View Full Version : Can you find a real friend in this chaotically confused world?
Spouses are also friends, no doubt and yet they cannot totally qualify for it though can in part. We have to strike compromises and there comes give and take issues between them. It is not mistresses or lovers for sex outside the matrimonial tie I am talking of. It is not gay or anything of that sort. It has nothing to do with gender. It is pure, uncontaminated human relationship, kind of dispassionate and purely built on human relationship.
I am in for absolute friendship. Is this possible?
Jugon Seta
04-04-2013, 03:08 AM
Well I am telling you, yes we were living on a chaotic world but we can find our good companion that will be with us until the end of time. My friends were like that, we share laugh together, cry together, dream together and now our bond is getting stronger and stronger. Just remember to choose your friend; maybe your real friend is around you but an evil person pretending to be your friend was chasing them away. Friendship is will not be built for a night only it takes years to test its foundation.
morto
04-04-2013, 05:12 PM
I hope so.
Paulclem
04-04-2013, 06:46 PM
No...They find you.
Ecurb
04-04-2013, 07:32 PM
No...They find you.
I was in Santiago de Campostela last October. In addition to being the financial center of Galicia, Campostela is one of the great shrines of medieval Christendom. When the Muslim hordes were victorious throughout most of Spain (in the 8th century), the last Christian stronghold was around Campestelo in Northwest Spain. Unfortunately for the Christian warriors, the Muslims had a talisman they believed rendered them inevitably victorious. It was the “arm of Mohammed”. Yes, it was an actual arm, that the armies toted into battle after battle with them.
The Christian warriors, after suffering defeat after defeat, needed a talisman of their own. Fortunately, a divine light led a hermit to the secret burial site of St. James, the apostle who had preached in Spain before his martyrdom back in Italy, and whose bones had been returned to Galicia for burial. Once St. James’ bones were exhumed and carried into battle, the fortunes of war quickly changed. Partly as a result, the Camino de Campostela de Santiago (“way of St. James”) became the most travelled pilgrimage in Medieval Europe, and to this day tens of thousands of hikers, hippies, and pilgrims follow the many routes.
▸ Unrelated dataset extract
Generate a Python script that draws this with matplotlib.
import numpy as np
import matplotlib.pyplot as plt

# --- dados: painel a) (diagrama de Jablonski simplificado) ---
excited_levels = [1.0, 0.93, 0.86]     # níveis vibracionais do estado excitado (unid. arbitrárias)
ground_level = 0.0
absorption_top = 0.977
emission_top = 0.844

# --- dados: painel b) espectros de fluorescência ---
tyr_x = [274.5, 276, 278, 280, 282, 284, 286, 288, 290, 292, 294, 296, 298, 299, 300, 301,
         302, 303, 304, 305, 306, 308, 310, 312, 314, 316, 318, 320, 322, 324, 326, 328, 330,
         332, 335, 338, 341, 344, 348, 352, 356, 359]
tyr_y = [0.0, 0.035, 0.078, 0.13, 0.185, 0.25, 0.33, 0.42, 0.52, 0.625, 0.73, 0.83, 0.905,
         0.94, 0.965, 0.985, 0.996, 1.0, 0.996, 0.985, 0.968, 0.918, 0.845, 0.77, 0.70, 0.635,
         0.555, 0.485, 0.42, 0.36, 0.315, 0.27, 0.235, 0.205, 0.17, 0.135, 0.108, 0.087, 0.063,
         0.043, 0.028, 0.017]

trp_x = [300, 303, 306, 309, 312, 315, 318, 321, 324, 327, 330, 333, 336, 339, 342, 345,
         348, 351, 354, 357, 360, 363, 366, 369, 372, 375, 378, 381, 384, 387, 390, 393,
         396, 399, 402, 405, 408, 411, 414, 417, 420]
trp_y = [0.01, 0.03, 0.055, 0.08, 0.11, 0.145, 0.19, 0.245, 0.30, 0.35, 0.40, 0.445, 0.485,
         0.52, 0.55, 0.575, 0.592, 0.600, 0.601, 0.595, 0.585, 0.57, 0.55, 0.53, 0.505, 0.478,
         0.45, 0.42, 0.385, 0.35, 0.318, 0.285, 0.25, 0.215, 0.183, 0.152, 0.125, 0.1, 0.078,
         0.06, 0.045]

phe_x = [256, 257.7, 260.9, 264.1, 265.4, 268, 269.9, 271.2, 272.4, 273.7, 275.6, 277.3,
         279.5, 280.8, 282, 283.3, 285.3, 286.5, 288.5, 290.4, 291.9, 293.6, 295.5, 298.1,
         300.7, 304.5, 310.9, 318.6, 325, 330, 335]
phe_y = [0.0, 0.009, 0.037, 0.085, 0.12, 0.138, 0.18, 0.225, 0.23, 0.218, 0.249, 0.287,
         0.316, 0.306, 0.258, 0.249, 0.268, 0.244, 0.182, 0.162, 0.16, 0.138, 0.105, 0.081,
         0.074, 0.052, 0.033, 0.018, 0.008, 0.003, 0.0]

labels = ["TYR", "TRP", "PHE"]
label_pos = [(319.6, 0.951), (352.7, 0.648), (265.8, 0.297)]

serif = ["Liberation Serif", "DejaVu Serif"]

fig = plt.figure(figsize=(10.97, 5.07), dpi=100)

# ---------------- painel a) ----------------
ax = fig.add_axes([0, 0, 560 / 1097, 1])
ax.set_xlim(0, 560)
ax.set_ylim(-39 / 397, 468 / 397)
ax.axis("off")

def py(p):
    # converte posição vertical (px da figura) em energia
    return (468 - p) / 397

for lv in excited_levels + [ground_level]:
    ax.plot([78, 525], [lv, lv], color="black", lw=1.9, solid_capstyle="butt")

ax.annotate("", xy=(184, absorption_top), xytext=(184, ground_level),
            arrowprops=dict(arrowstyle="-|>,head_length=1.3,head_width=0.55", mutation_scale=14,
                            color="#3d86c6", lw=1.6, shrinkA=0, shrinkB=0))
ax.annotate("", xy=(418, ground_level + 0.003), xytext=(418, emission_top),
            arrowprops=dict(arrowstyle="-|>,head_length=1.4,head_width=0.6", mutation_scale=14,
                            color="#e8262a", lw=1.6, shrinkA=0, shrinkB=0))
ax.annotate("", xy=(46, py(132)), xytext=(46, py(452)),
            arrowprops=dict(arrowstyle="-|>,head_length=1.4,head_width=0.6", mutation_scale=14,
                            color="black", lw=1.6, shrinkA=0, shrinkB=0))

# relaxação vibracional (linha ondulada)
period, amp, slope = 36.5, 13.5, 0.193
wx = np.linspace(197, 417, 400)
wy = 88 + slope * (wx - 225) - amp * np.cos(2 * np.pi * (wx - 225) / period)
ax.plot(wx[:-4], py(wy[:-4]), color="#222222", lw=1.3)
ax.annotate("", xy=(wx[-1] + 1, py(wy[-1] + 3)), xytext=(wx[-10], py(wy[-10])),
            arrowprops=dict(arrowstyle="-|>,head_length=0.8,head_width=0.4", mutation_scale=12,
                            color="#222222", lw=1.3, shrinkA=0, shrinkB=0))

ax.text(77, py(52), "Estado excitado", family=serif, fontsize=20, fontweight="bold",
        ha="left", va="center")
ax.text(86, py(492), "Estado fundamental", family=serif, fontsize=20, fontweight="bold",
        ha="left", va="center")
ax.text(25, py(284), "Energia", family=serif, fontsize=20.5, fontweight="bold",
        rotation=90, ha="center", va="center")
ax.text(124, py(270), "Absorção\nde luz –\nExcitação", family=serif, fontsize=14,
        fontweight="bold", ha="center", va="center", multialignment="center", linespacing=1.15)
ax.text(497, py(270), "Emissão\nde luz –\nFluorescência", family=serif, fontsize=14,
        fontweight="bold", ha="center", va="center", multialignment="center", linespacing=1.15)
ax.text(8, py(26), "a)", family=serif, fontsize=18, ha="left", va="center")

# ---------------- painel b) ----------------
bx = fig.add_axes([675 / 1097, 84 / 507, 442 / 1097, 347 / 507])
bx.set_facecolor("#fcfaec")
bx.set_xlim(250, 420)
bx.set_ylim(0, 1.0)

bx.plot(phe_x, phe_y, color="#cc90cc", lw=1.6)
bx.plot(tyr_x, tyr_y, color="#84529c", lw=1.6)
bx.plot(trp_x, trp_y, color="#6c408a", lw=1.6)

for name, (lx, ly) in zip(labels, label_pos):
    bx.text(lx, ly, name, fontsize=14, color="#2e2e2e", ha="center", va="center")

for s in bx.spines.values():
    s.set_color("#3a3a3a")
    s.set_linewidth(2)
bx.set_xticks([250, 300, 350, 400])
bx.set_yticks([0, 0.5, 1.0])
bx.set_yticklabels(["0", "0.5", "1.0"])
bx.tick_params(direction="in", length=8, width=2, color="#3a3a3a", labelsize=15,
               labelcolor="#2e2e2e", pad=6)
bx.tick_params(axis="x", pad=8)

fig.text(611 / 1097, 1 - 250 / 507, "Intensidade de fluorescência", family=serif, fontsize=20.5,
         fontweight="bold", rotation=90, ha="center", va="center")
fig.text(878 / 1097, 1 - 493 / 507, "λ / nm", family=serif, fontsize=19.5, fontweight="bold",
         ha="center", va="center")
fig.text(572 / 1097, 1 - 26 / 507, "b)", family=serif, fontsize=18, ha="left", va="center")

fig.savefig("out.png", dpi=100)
I walked only four days worth of the route – but ended up in the Cathedral at Campostela, where a Bishop offers a “pilgrim’s mass”. Some of you may have seen film of the mass, where they swing a pendulum filled with burning incense around the cathedral, apparently of some olfactory value in the days when many pilgrims hadn’t bathed in weeks.
The bishop then gave his sermon (in Spanish, so I could understand it, in a vague way). He said, “Many of you have undertaken this journey, and are now at its conclusion. Some of you went for the exercise. Some have enjoyed the scenery or companionship of fellow pilgrims. Others may have had some notion of a spiritual quest, of having undertaken this pilgrimage hoping to find God.”
“I can tell those of you hoping to find God, that you cannot do it. Instead, you can only hope that He finds you.”
It was a heckofa sermon, and Paulclem’s comment reminded me of it.
Desolation
04-05-2013, 01:44 PM
Because of recent events in my life, I'm inclined to say "No." But, that wouldn't really be too accurate. Some find it, some don't. Some get it for a little while and then lose it...I can't say if they'd have rather never been called at all (you know, Tennyson said "Better to have loved and lost"...He can get stuffed).
Lykren
04-05-2013, 02:15 PM
... and Auden wrote, "If equal affection cannot be/let the more loving one be me." I think there's something to be said for that. At least it gives you an excuse to pity yourself and feel hard-done-by when you're alone, heh.
The Atheist
04-05-2013, 07:21 PM
Spouses are also friends, no doubt and yet they cannot totally qualify for it though can in part.
If you think that, you picked the wrong spouse. There's not a living human I trust, admire, like and enjoy the company of more than my wife.
I am in for absolute friendship. Is this possible?
You'd need to explain exactly what you mean.
Does "absolute friendship" mean that you each put the other above everything else in life? or do you just mean lifelong friends?
I'd say that pretty well any type of human relationship is possible, in varying degrees of success.
Shaman_Raman
04-06-2013, 06:32 PM
It's a noble idea...but I don't think it's realistic. I have good friends, who I share secrets with and vice versa. We'd do what we could to help each other, but at the end of the day were only human. Sometimes we let people down, and people let us down. Trying to find the perfect companionship is in some ways dangerous. If that "perfect" friendship is to suffer conflict of some sort along the way, you may never trust that person in the same manner again, which isn't fair.
And I agree with the Atheist to some degree. Your wife ought to be your best friend, other half, etc. There will always be friends of the same sex you'll want to stay in touch with, but if your value any friendship over the one with your life partner, I'd say there's a problem there.